Years later when I was a grown-up and was trying to make sense of the incident, this was the conclusion I came to. It was the easier scenario.

The next thing happened when I was 11. I was raped, it was violent and it was the same man.

There, I have got it out.

I cannot say that I understood the second incident any better, but it was a bigger burden and I think I was in danger of what I now would call psychological trauma.

But I suppose it is fair to say I survived and I don’t think I was irretrievably damaged by these experiences.

I have made what would be considered a reasonable success of my life as a journalist, a writer, and a public official. I am 74 years old and if I should die today, in the Ghanaian scheme of things, my obituary notice would be titled Celebration of Life, or Call to Glory.

In other words, it would be considered that I have led a full life.

So, I have been asked, why bring it up now, this most unpleasant and dirty subject?

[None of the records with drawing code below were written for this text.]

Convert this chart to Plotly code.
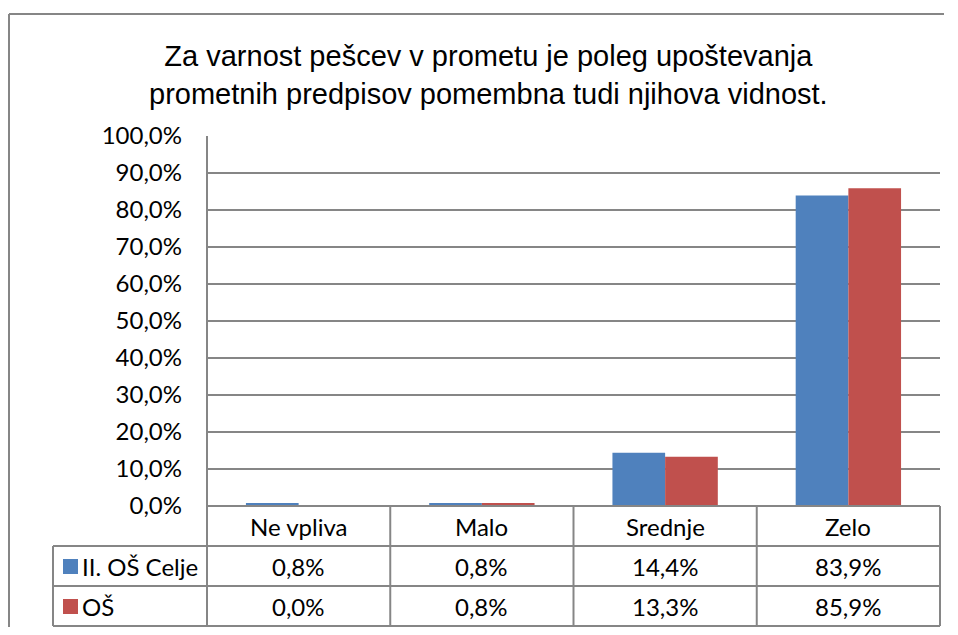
import plotly.graph_objects as go

categories = ["Ne vpliva", "Malo", "Srednje", "Zelo"]
series_names = ["II. OŠ Celje", "OŠ"]
celje = [0.008, 0.008, 0.144, 0.839]
os_vals = [0.000, 0.008, 0.133, 0.859]
colors = ["#4F81BD", "#C0504D"]
title = "Za varnost pešcev v prometu je poleg upoštevanja<br>prometnih predpisov pomembna tudi njihova vidnost."
tick_vals = [i / 10 for i in range(11)]
tick_text = [f"{v*100:.1f}%".replace(".", ",") for v in tick_vals]

OFF = 8  # page body margin
W, H = 958 - 2 * OFF, 635 - 2 * OFF
def px(x):
    return (x - OFF) / W
def py(y):
    return 1 - (y - OFF) / H

x0, x1 = 207, 940
y0, y100 = 506, 136
rows = [506, 546, 586, 626]
tbl_left = 53
gray = "#868686"
font_cal = "Lato, 'Open Sans', sans-serif"
fs = 24

fig = go.Figure()
for name, vals, c in zip(series_names, [celje, os_vals], colors):
    fig.add_trace(go.Bar(x=categories, y=vals, name=name, marker_color=c,
                         marker_line_width=0, showlegend=False, hoverinfo="skip"))

shapes = []
def hline(xa, xb, y, color=gray):
    shapes.append(dict(type="line", xref="paper", yref="paper", x0=px(xa), x1=px(xb), y0=py(y), y1=py(y), line=dict(color=color, width=2)))
def vline(x, ya, yb):
    shapes.append(dict(type="line", xref="paper", yref="paper", x0=px(x), x1=px(x), y0=py(ya), y1=py(yb), line=dict(color=gray, width=2)))

hline(9, 944, 14)
vline(9, 14, 627)
hline(x0, x1, rows[0])
for r in rows[1:]:
    hline(tbl_left, x1, r)
ncat = len(categories)
for i in range(ncat + 1):
    vline(x0 + (x1 - x0) * i / ncat, rows[0], rows[3])
vline(tbl_left, rows[1], rows[3])
vline(x0, y100, y0)

annotations = []
for cat in categories:
    annotations.append(dict(x=cat, xref="x", y=py((rows[0] + rows[1]) / 2), yref="paper",
                            yanchor="middle", text=cat, showarrow=False,
                            font=dict(size=fs, color="#000", family=font_cal)))
for r, vals in enumerate([celje, os_vals]):
    yc = py((rows[r + 1] + rows[r + 2]) / 2)
    for cat, v in zip(categories, vals):
        annotations.append(dict(x=cat, xref="x", y=yc, yref="paper", yanchor="middle",
                                text=f"{v*100:.1f}%".replace(".", ","), showarrow=False,
                                font=dict(size=fs, color="#000", family=font_cal)))
    shapes.append(dict(type="rect", xref="paper", yref="paper", x0=px(63), x1=px(78),
                       y0=yc - 8 / H, y1=yc + 7 / H, fillcolor=colors[r], line=dict(width=0)))
    annotations.append(dict(x=px(80), xref="paper", y=yc, yref="paper", xanchor="left",
                            yanchor="middle", text=series_names[r], showarrow=False,
                            font=dict(size=fs, color="#000", family=font_cal)))

annotations.append(dict(x=px(488), xref="paper", y=py(75), yref="paper", yanchor="middle",
                        xanchor="center", text=title, showarrow=False,
                        font=dict(size=29, color="#000", family="'Liberation Sans', Arial, sans-serif")))

fig.update_layout(
    template="none",
    width=W, height=H, margin=dict(l=0, r=0, t=0, b=0, pad=0), autosize=False,
    paper_bgcolor="white", plot_bgcolor="white",
    barmode="group", bargap=0.425, bargroupgap=0,
    xaxis=dict(domain=[px(x0), px(x1)], showticklabels=False, showgrid=False, zeroline=False,
               showline=False, ticks="", automargin=False),
    yaxis=dict(domain=[py(y0), py(y100)], range=[0, 1], tickvals=tick_vals, ticktext=tick_text,
               showgrid=True, gridcolor=gray, gridwidth=2, zeroline=False, showline=False,
               ticks="", ticklabelstandoff=24, automargin=False,
               tickfont=dict(size=fs, color="#000", family=font_cal)),
    shapes=shapes, annotations=annotations,
)
fig.write_html("out.html", config={"displayModeBar": False})
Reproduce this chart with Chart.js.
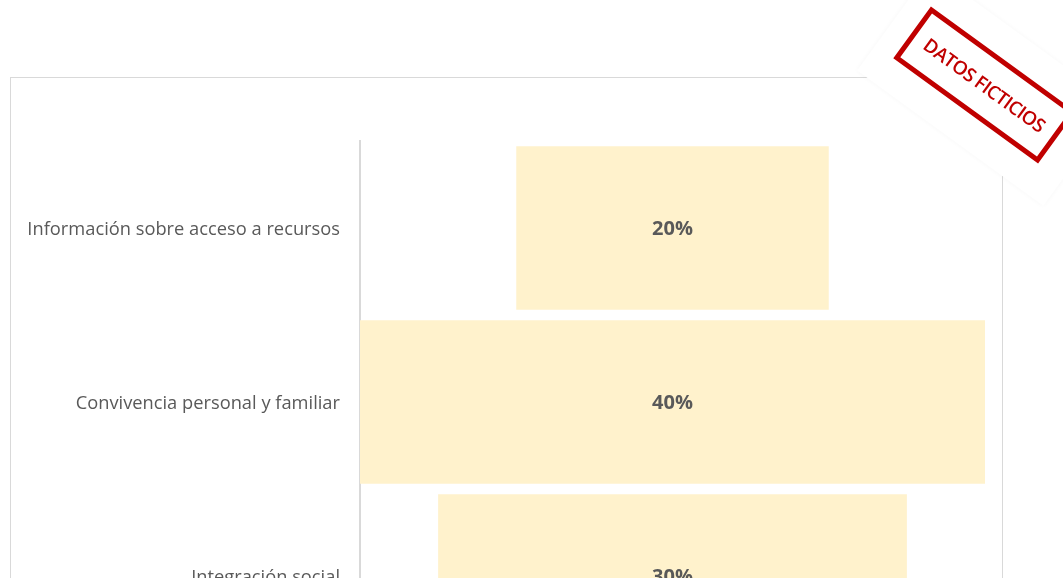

I feel strongly that there is a scandalous acceptance of the sexual molestation of children in our society as part of life. Little girls especially are at risk from grown men. It is not a subject we are willing to talk about.

Recently there have been attempts to tackle the phenomenon, but it is an uphill task. If a child is defiled and some brave person dares to report the matter to the police, the person comes under a lot of pressure from the police to withdraw the case, for it “to be settled at home”.

If you persist in trying to get the molester prosecuted, you run the risk of being ostracised in the family. Thus, very few of these cases ever come to court or are prosecuted successfully.

I fear that there are other seven-year-olds and even three-year-olds who are being subjected to what I experienced so long ago.